Thursday, April 1, 2010

Curt Schilling Is Officially Dead To Me

As a little kid, I can fondly remember going to Veterans Stadium with my family to watch Phillies games. Even though it was at a point in the nineties when the Phils basically stunk (i.e. post-1993), I still had a good time watching my two favorite players on that team, second baseman Mickey Morandini and pitcher Curt Schilling.

But now Curt Schilling can sod off and die. Seriously. Him and his bloody sock can officially get out of my life, for good. Why is that you ask? Ashley Fox of the Philadelphia Inquirer writes.

Curt Schilling needed no prompting. The question was innocuous. Did he like this year's Phillies team?

"I think trading Cliff Lee was the stupidest thing they've ever done, and they didn't have to," Schilling said. "They didn't have to do it. It was a stupid, stupid move. They could've had a World Series berth locked up right now with those two guys at the top of their rotation."

"Those guys would've finished legitimately 1-2 [as] Cy Young candidates on the same staff," Schilling said. "You've got Cole Hamels in the three slot, which is a dream come true for both. They would've been a 110-win team."

"The Roy Halladay deal, I think, gave them the perception that they depleted their minor-league system," Schilling said. "That's one of those things now where, five years ago, so what? Now, your minor-league system ranking is such a big deal, because that speaks to your scouting and your drafting and all those things. It's a direct reflection on your general manager.

"If they hadn't made that [Lee] deal, I think they felt like their minor-league system would've been trashed, even though it wasn't. They still had a lot of talent. But it was to restock. If you draft right, you can literally restock your system in a year or two now.

"There's no other reason why they made that deal, none whatsoever. That's why they didn't push trying to re-sign Cliff, because I think they felt like he would've been real receptive to it, so then they would've looked even worse, because 'We traded a guy who wants to be here.' "

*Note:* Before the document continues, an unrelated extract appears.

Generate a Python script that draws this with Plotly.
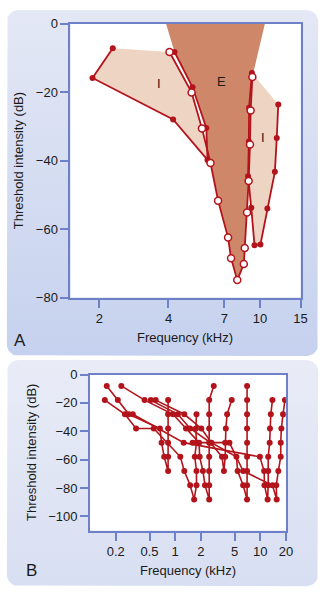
import numpy as np
import plotly.graph_objects as go

W, H = 334, 600
RED = "#b3141c"
AXC = "#6e80c8"
E_FILL = "#cf876a"
I_FILL = "#eed4c2"
FONT = "Liberation Sans, Arial, sans-serif"

# ---------------- Panel A data (kHz, dB) ----------------
open_f = [4.04, 5.04, 5.59, 6.09, 6.57, 7.26, 7.48, 7.96, 8.50, 8.58, 8.78, 8.92, 9.04, 9.10, 9.26]
open_db = [-8.3, -20.1, -30.6, -40.7, -51.7, -62.5, -68.5, -74.9, -70.2, -65.5, -55.2, -46.0, -35.3, -25.4, -15.6]

left_f = [4.25, 5.09, 5.84, 5.91, 4.19, 1.87, 2.29]
left_db = [-8.3, -18.6, -30.5, -39.8, -28.0, -15.9, -7.2]

right_f = [9.22, 8.96, 8.94, 8.87, 9.16, 9.46, 10.04, 10.76, 11.6, 11.82, 12.0]
right_db = [-14.4, -24.6, -34.4, -44.6, -53.8, -64.7, -64.5, -54.0, -43.3, -33.4, -23.6]

e_top_f = [3.9, 10.5]
e_top_db = [0, 0]

region_labels = ["I", "E", "I"]
label_f = [3.62, 6.83, 10.34]
label_db = [-17.4, -16.8, -33.3]

a_xticks = [2, 4, 7, 10, 15]
a_yticks = [0, -20, -40, -60, -80]

# ---------------- Panel B data (kHz, dB) ----------------
b1_f = [0.157, 0.212, 0.286, 0.662, 0.692, 0.743, 0.826, 0.826, 0.826, 0.826, 0.826, 0.826]
b1_db = [-8, -18, -28, -38, -48, -58, -68, -58, -48, -38, -28, -18]
b2_f = [0.149, 0.257, 0.347, 0.56, 1.15, 1.28, 1.50, 1.67, 1.78, 1.78, 1.70, 1.78, 1.75, 1.78]
b2_db = [-18, -28, -38, -38, -58, -68, -78, -88, -78, -68, -58, -48, -38, -28]
b3_f = [0.233, 0.437, 0.943, 1.34, 1.91, 1.94, 2.12, 2.24, 2.51, 2.51, 2.51, 2.51, 2.51, 2.51, 2.51, 2.51, 2.84]
b3_db = [-8, -18, -28, -38, -48, -58, -68, -78, -88, -78, -68, -58, -48, -38, -28, -18, -8]
b4_f = [0.517, 1.077, 1.50, 2.60, 3.55, 3.74, 3.87, 3.87, 3.94, 4.08, 4.62]
b4_db = [-18, -28, -38, -48, -58, -68, -58, -48, -38, -28, -18]
b5_f = [0.59, 1.28, 2.03, 2.67, 5.25, 5.42, 6.29, 7.0, 7.0, 7.0, 7.0, 7.0, 7.0, 7.0, 7.0, 7.0]
b5_db = [-18, -28, -38, -48, -58, -68, -78, -88, -78, -68, -58, -48, -38, -28, -18, -8]
b6_f = [0.318, 1.26, 9.9, 11.1, 11.2, 12.2, 12.4, 12.4, 12.4, 12.9, 13.0, 13.3, 13.9]
b6_db = [-28, -48, -58, -68, -78, -88, -78, -68, -58, -48, -38, -28, -18]
b7_f = [1.60, 4.34, 6.29, 13.9, 15.6, 15.4, 16.3, 17.4, 17.4, 17.7, 18.5, 19.5]
b7_db = [-48, -48, -68, -78, -88, -78, -68, -58, -48, -38, -28, -18]
b_curves_f = [b1_f, b2_f, b3_f, b4_f, b5_f, b6_f, b7_f]
b_curves_db = [b1_db, b2_db, b3_db, b4_db, b5_db, b6_db, b7_db]
b_xticks = [0.2, 0.5, 1, 2, 5, 10, 20]
b_yticks = [0, -20, -40, -60, -80, -100]

# ---------------- layout geometry (pixels) ----------------
A_BOX = (72, 307, 17, 298)     # x0, x1, ytop, ybottom
B_BOX = (92, 292, 377, 537)
PANEL_A = (7, 325, 3, 358)
PANEL_B = (7, 325, 362, 594)


def rrect(x0, x1, y0, y1, r):
    xs, ys = [], []
    for cx, cy, a0 in [(x1 - r, y0 + r, -90), (x1 - r, y1 - r, 0), (x0 + r, y1 - r, 90), (x0 + r, y0 + r, 180)]:
        t = np.radians(np.linspace(a0, a0 + 90, 10))
        xs += list(cx + r * np.cos(t))
        ys += list(cy + r * np.sin(t))
    return xs + [xs[0]], ys + [ys[0]]


fig = go.Figure()

# background panels (paper-pixel subplot)
for box, c0, c1 in [(PANEL_A, "#c5d1ee", "#e4e8f5"), (PANEL_B, "#d8dff2", "#e9ecf7")]:
    xs, ys = rrect(*box, 12)
    fig.add_trace(go.Scatter(x=xs, y=ys, mode="lines", fill="toself", line=dict(width=0),
                             fillgradient=dict(type="vertical", colorscale=[[0, c0], [1, c1]]),
                             hoverinfo="skip", showlegend=False, xaxis="x", yaxis="y"))
for b in (A_BOX, B_BOX):
    fig.add_trace(go.Scatter(x=[b[0], b[1], b[1], b[0], b[0]], y=[b[2], b[2], b[3], b[3], b[2]],
                             mode="lines", fill="toself", fillcolor="white", line=dict(width=0),
                             hoverinfo="skip", showlegend=False, xaxis="x", yaxis="y"))

# ---- Panel A ----
e_f = [e_top_f[0]] + left_f[:4] + open_f[3:] + [e_top_f[1]]
e_db = [e_top_db[0]] + left_db[:4] + open_db[3:] + [e_top_db[1]]
fig.add_trace(go.Scatter(x=e_f, y=e_db, mode="lines", fill="toself", fillcolor=E_FILL,
                         line=dict(width=0), showlegend=False, xaxis="x2", yaxis="y2"))
li_f = open_f[:4] + left_f[3:]
li_db = open_db[:4] + left_db[3:]
fig.add_trace(go.Scatter(x=li_f, y=li_db, mode="lines", fill="toself", fillcolor=I_FILL,
                         line=dict(width=0), showlegend=False, xaxis="x2", yaxis="y2"))
fig.add_trace(go.Scatter(x=right_f, y=right_db, mode="lines", fill="toself", fillcolor=I_FILL,
                         line=dict(width=0), showlegend=False, xaxis="x2", yaxis="y2"))

for fx, dy in [(left_f, left_db), (right_f, right_db)]:
    fig.add_trace(go.Scatter(x=fx, y=dy, mode="lines+markers", line=dict(color=RED, width=1.8),
                             marker=dict(color=RED, size=6), showlegend=False, xaxis="x2", yaxis="y2"))
fig.add_trace(go.Scatter(x=open_f, y=open_db, mode="lines+markers", line=dict(color=RED, width=1.8),
                         marker=dict(color="white", size=7, line=dict(color=RED, width=1.5)),
                         showlegend=False, xaxis="x2", yaxis="y2"))

# ---- Panel B ----
for fx, dy in zip(b_curves_f, b_curves_db):
    fig.add_trace(go.Scatter(x=fx, y=dy, mode="lines+markers", line=dict(color=RED, width=1.6),
                             marker=dict(color=RED, size=6), showlegend=False, xaxis="x3", yaxis="y3"))


def dom_x(b):
    return [b[0] / W, b[1] / W]


def dom_y(b):
    return [(H - b[3]) / H, (H - b[2]) / H]


axstyle = dict(showline=True, mirror=True, linecolor=AXC, linewidth=2, ticks="outside", ticklen=8,
               tickwidth=2, tickcolor=AXC, showgrid=False, zeroline=False,
               tickfont=dict(family=FONT, size=13, color="#1a1a1a"))

fig.update_layout(
    width=W, height=H, margin=dict(l=0, r=0, t=0, b=0),
    paper_bgcolor="white", plot_bgcolor="rgba(0,0,0,0)",
    xaxis=dict(domain=[0, 1], range=[0, W], visible=False, fixedrange=True),
    yaxis=dict(domain=[0, 1], range=[H, 0], visible=False, fixedrange=True),
    xaxis2=dict(domain=dom_x(A_BOX), type="log", range=[np.log10(1.5), np.log10(15)], anchor="y2",
                tickvals=a_xticks, ticktext=[str(v) for v in a_xticks], **axstyle),
    yaxis2=dict(domain=dom_y(A_BOX), range=[-80, 0], anchor="x2", tickvals=a_yticks, **axstyle),
    xaxis3=dict(domain=dom_x(B_BOX), type="log", range=[-1, np.log10(20)], anchor="y3",
                tickvals=b_xticks, ticktext=[str(v) for v in b_xticks], **axstyle),
    yaxis3=dict(domain=dom_y(B_BOX), range=[-110, 0], anchor="x3", tickvals=b_yticks, **axstyle),
    showlegend=False,
)

for t, fx, dy in zip(region_labels, label_f, label_db):
    fig.add_annotation(x=np.log10(fx), y=dy, xref="x2", yref="y2", text=t, showarrow=False,
                       font=dict(family=FONT, size=13, color="#1a1a1a"))

ann = [
    ("Threshold intensity (dB)", 19, 157.5, -90, 13),
    ("Frequency (kHz)", 189, 339, 0, 13),
    ("A", 20, 342, 0, 17),
    ("Threshold intensity (dB)", 32, 457, -90, 13),
    ("Frequency (kHz)", 192, 578, 0, 13),
    ("B", 32, 578, 0, 17),
]
for text, px, py, ang, sz in ann:
    fig.add_annotation(x=px / W, y=1 - py / H, xref="paper", yref="paper", text=text, showarrow=False,
                       textangle=ang, font=dict(family=FONT, size=sz, color="#1a1a1a"),
                       xanchor="center", yanchor="middle")

fig.write_html("out.html", config={"displayModeBar": False})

"He's coming off a phenomenal run when he came over," Schilling said of Lee. "He showed them [in] October he was going to be better than everybody else. You don't know what you're getting there. Doc's never pitched in October. I think he'll be great and be awesome and all that stuff, but he could get to October and not be the guy. Cliff proved that he can pitch in October. That's a big loss."
Uh, Curt, no one asked you about the Lee-Halladay deal. But seeing as he did completely ignore the question and go off on some unrelated rant about the trade, I shall remind him that pretty much every stat says that Roy Halladay is a better pitcher than Cliff Lee. Lee has had ups and downs in his career whereas Doc has been on top for virtually all of last decade. I'll take him over Lee any day of the week. While Schilling does make a somewhat sensible point about the Phillies farm system, again I ask him, who the fuck asked you about that? Curt Schilling can shut the f.......you know the rest of it.